Pandas allows you to group data by one or more columns and perform aggregation operations (e.g., sum, average, count) on them.

Example – Grouping and Aggregation:

# Group by 'City' and calculate the average age
grouped = df.groupby('City')['Age'].mean()
print(grouped)

Data Visualization with Pandas

Pandas integrates well with visualization libraries like Matplotlib and Seaborn, allowing you to create plots and charts directly from DataFrames.

Example – Plotting:

import matplotlib.pyplot as plt

# Plotting a histogram of ages
df['Age'].plot(kind='hist', bins=10, title='Age Distribution')
plt.show()

Real-Time Use Case Example

Let’s analyze a real dataset, the Iris dataset, which contains data about different species of flowers, including their measurements.

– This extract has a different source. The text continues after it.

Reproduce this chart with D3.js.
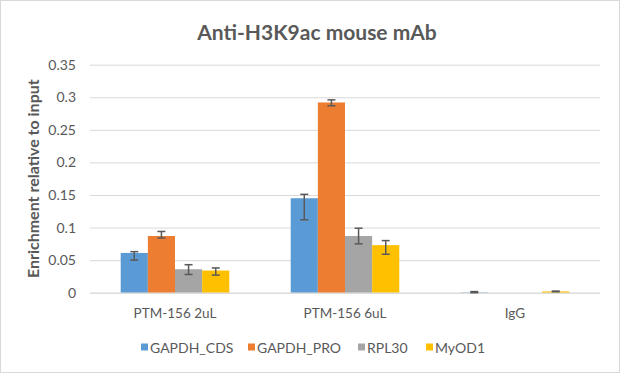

Example Code: Analyzing and Visualizing the Iris Dataset

import pandas as pd
import seaborn as sns
import matplotlib.pyplot as plt
from sklearn.datasets import load_iris

# Load Iris dataset
iris = load_iris()
df_iris = pd.DataFrame(data=iris.data, columns=iris.feature_names)

# Add the target column
df_iris['species'] = iris.target

# Display basic stats
print(df_iris.describe())

# Visualizing the data
sns.pairplot(df_iris, hue='species')
plt.show()

# Grouping by species and calculating mean values
grouped = df_iris.groupby('species').mean()
print(grouped)

This code demonstrates how to load the Iris dataset, perform some basic statistical analysis, and visualize the data using a pair plot.

Wrap-Up

Pandas is a key library in data science for data manipulation and analysis. Whether you’re cleaning data, performing calculations, or visualizing insights, Pandas provides powerful and efficient tools. The integration with libraries like Matplotlib and Seaborn further strengthens its use for data visualization.

By the end of this day, you’ll be comfortable with performing data manipulation, cleaning, and analysis with Pandas, a critical skill for any data scientist or analyst.

Keep practicing and explore more advanced Pandas features to sharpen your data analysis skills!